Ford concluded by saying he is setting up a follow-up meeting with the Tuftonboro Conservation Commission in April, ideally on April 17, and asked selectmen to join him to emphasize the fact that the town of Wolfeboro is committed to protecting the health and safety of the community and its water quality and is taking all steps possible to monitor the RIBs and address any problems that arise.

Forest management of watershed

Ford also presented selectmen with a Forest Management Plan for town-owned land around Upper Beach Pond, prepared by Erik Grove of Southern Maine Forestry Services. Upper Beach Pond is the town's principal water source. The report recommended renewing the forest on the 300-acre site through selective harvests of 60 acres every two years or 100 acres every four years, beginning in late summer of this year. This would yield an estimated 2,928 cords of timber. "Such cutting will improve both the vigor and value of future growth," the report concluded.
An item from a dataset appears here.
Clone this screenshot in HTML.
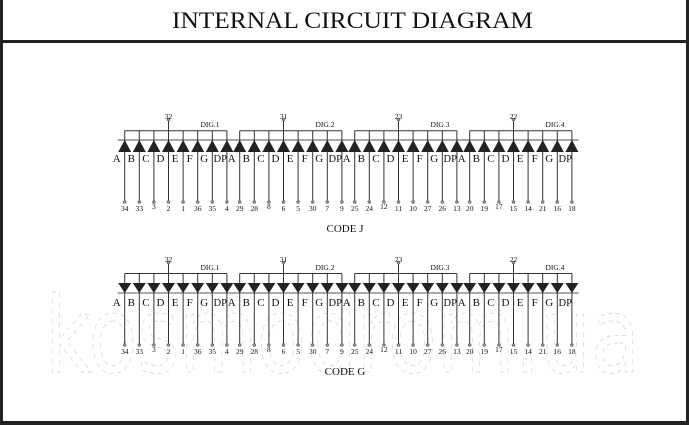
<!DOCTYPE html>
<html><head><meta charset="utf-8"><style>
html,body{margin:0;padding:0;background:#fff;}
svg{display:block;font-family:"Liberation Serif",serif;}
</style></head><body>
<svg width="689" height="425" viewBox="0 0 689 425" xmlns="http://www.w3.org/2000/svg">
<defs>
<g id="gj" stroke="#333" stroke-width="1" fill="none">
  <line x1="0" y1="130.7" x2="102.2" y2="130.7"/>
  <line x1="43.8" y1="120" x2="43.8" y2="130.7"/>
  <circle cx="43.8" cy="119.5" r="1.3" fill="#999" stroke="#777"/>
  <line x1="-7" y1="140" x2="109" y2="140" stroke="#555"/>
  <g id="dj">
    <line x1="0" y1="130.7" x2="0" y2="201"/>
    <polygon points="0,140 -6.5,152 6.5,152" fill="#222" stroke="none"/>
    <circle cx="0" cy="202" r="1.3" fill="#999" stroke="#777"/>
  </g>
  <use href="#dj" x="14.6"/><use href="#dj" x="29.2"/><use href="#dj" x="43.8"/>
  <use href="#dj" x="58.4"/><use href="#dj" x="73"/><use href="#dj" x="87.6"/><use href="#dj" x="102.2"/>
</g>
<g id="lj" font-size="11" fill="#111" text-anchor="middle">
  <text x="-8" y="162">A</text><text x="6.6" y="162">B</text><text x="21.2" y="162">C</text><text x="35.8" y="162">D</text>
  <text x="50.4" y="162">E</text><text x="65" y="162">F</text><text x="79.6" y="162">G</text><text x="95.5" y="162" font-size="10.5">DP</text>
</g>
<g id="gg" stroke="#333" stroke-width="1" fill="none">
  <line x1="0" y1="273.5" x2="102.2" y2="273.5"/>
  <line x1="43.8" y1="263" x2="43.8" y2="273.5"/>
  <circle cx="43.8" cy="262.5" r="1.3" fill="#999" stroke="#777"/>
  <line x1="-7" y1="293" x2="109" y2="293" stroke="#555"/>
  <g id="dg">
    <line x1="0" y1="273.5" x2="0" y2="344"/>
    <polygon points="-6.5,283 6.5,283 0,293" fill="#222" stroke="none"/>
    <circle cx="0" cy="345" r="1.3" fill="#999" stroke="#777"/>
  </g>
  <use href="#dg" x="14.6"/><use href="#dg" x="29.2"/><use href="#dg" x="43.8"/>
  <use href="#dg" x="58.4"/><use href="#dg" x="73"/><use href="#dg" x="87.6"/><use href="#dg" x="102.2"/>
</g>
</defs>

<!-- watermark -->
<text x="45" y="372" font-family="DejaVu Sans,sans-serif" font-weight="normal" font-size="105" fill="none" stroke="#d4d4d4" stroke-width="0.8" stroke-dasharray="5 5" textLength="595" lengthAdjust="spacingAndGlyphs">kosmodrom.ua</text>

<!-- frame -->
<rect x="0" y="0" width="3" height="425" fill="#222"/>
<rect x="686" y="0" width="3" height="425" fill="#222"/>
<rect x="0" y="40" width="689" height="3" fill="#222"/>
<rect x="0" y="421" width="689" height="4" fill="#222"/>
<text x="352.5" y="28" font-size="23" text-anchor="middle" fill="#111" textLength="361" lengthAdjust="spacingAndGlyphs">INTERNAL CIRCUIT DIAGRAM</text>

<!-- CODE J -->
<use href="#gj" x="124.7"/><use href="#gj" x="239.7"/><use href="#gj" x="354.7"/><use href="#gj" x="469.7"/>
<use href="#lj" x="124.7"/><use href="#lj" x="239.7"/><use href="#lj" x="354.7"/><use href="#lj" x="469.7"/>
<g font-size="7.5" fill="#111" text-anchor="middle">
<text x="168.5" y="119">32</text><text x="283.5" y="119">31</text><text x="398.5" y="119">23</text><text x="513.5" y="119">22</text>
<text x="210" y="127">DIG.1</text><text x="325" y="127">DIG.2</text><text x="440" y="127">DIG.3</text><text x="555" y="127">DIG.4</text>
</g>
<g font-size="7.5" fill="#111" text-anchor="middle">
<text x="124.7" y="211">34</text><text x="139.3" y="211">33</text><text x="153.9" y="209">3</text><text x="168.5" y="211">2</text><text x="183.1" y="211">1</text><text x="197.7" y="211">36</text><text x="212.3" y="211">35</text><text x="226.9" y="211">4</text>
<text x="239.7" y="211">29</text><text x="254.3" y="211">28</text><text x="268.9" y="209">8</text><text x="283.5" y="211">6</text><text x="298.1" y="211">5</text><text x="312.7" y="211">30</text><text x="327.3" y="211">7</text><text x="341.9" y="211">9</text>
<text x="354.7" y="211">25</text><text x="369.3" y="211">24</text><text x="383.9" y="209">12</text><text x="398.5" y="211">11</text><text x="413.1" y="211">10</text><text x="427.7" y="211">27</text><text x="442.3" y="211">26</text><text x="456.9" y="211">13</text>
<text x="469.7" y="211">20</text><text x="484.3" y="211">19</text><text x="498.9" y="209">17</text><text x="513.5" y="211">15</text><text x="528.1" y="211">14</text><text x="542.7" y="211">21</text><text x="557.3" y="211">16</text><text x="571.9" y="211">18</text>
</g>
<text x="345" y="232" font-size="11" text-anchor="middle" fill="#111">CODE J</text>

<!-- CODE G -->
<use href="#gg" x="124.7"/><use href="#gg" x="239.7"/><use href="#gg" x="354.7"/><use href="#gg" x="469.7"/>
<use href="#lj" x="124.7" y="144"/><use href="#lj" x="239.7" y="144"/><use href="#lj" x="354.7" y="144"/><use href="#lj" x="469.7" y="144"/>
<g font-size="7.5" fill="#111" text-anchor="middle">
<text x="168.5" y="262">32</text><text x="283.5" y="262">31</text><text x="398.5" y="262">23</text><text x="513.5" y="262">22</text>
<text x="210" y="270">DIG.1</text><text x="325" y="270">DIG.2</text><text x="440" y="270">DIG.3</text><text x="555" y="270">DIG.4</text>
</g>
<g font-size="7.5" fill="#111" text-anchor="middle">
<text x="124.7" y="354">34</text><text x="139.3" y="354">33</text><text x="153.9" y="352">3</text><text x="168.5" y="354">2</text><text x="183.1" y="354">1</text><text x="197.7" y="354">36</text><text x="212.3" y="354">35</text><text x="226.9" y="354">4</text>
<text x="239.7" y="354">29</text><text x="254.3" y="354">28</text><text x="268.9" y="352">8</text><text x="283.5" y="354">6</text><text x="298.1" y="354">5</text><text x="312.7" y="354">30</text><text x="327.3" y="354">7</text><text x="341.9" y="354">9</text>
<text x="354.7" y="354">25</text><text x="369.3" y="354">24</text><text x="383.9" y="352">12</text><text x="398.5" y="354">11</text><text x="413.1" y="354">10</text><text x="427.7" y="354">27</text><text x="442.3" y="354">26</text><text x="456.9" y="354">13</text>
<text x="469.7" y="354">20</text><text x="484.3" y="354">19</text><text x="498.9" y="352">17</text><text x="513.5" y="354">15</text><text x="528.1" y="354">14</text><text x="542.7" y="354">21</text><text x="557.3" y="354">16</text><text x="571.9" y="354">18</text>
</g>
<text x="345" y="375" font-size="11" text-anchor="middle" fill="#111">CODE G</text>
</svg>
</body></html>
Ford recommended accepting the report and hiring Grove as Forester to oversee the cutting. He also recommended using a qualified logger, preferably local, to do the selective logging, and putting the emphasis on the quality of logging rather than price because the object was not to make money from the timber but to reinvigorate the forest and protect the water supply.

Selectmen accepted the recommendations. Ford will send the report to the Wolfeboro Conservation Commission and meet with the group as well. Town Manager Dave Owen said the question of what to do with the funds from timber sales has been discussed with the town's auditor and will be discussed with the state Department of Revenue Administration.

Other business

Selectmen agreed with Ford's recommendation to allow James and Linda Southern to conduct and pay for a feasibility study of extending the town's sewer line on Sewall Road to the Southern property. Since the road was recently rebuilt, any work would have to involved repaving, not just patching the trench.

The board approved printing the annual Voters Guide in the Feb. 25 issue of the Granite State News.

Temporary event permits were approved for a Community Spirit Event on June 5 from 9 a.m. to 1 p.m. by Cornerstone Christian Academy and for the following Wolfeboro Area Chamber of Commerce events: Moonlight Madness on June 25 from 6 to 11 p.m.; Annual Sidewalk Sale Days on Aug. 27-28 from 9 a.m. to 6 p.m., and the Annual Scarecrow Festival from Oct. 2 to Oct. 11.

The board tabled discussion of legal counsel for the Historic District Commission until its next regular meeting on March 3.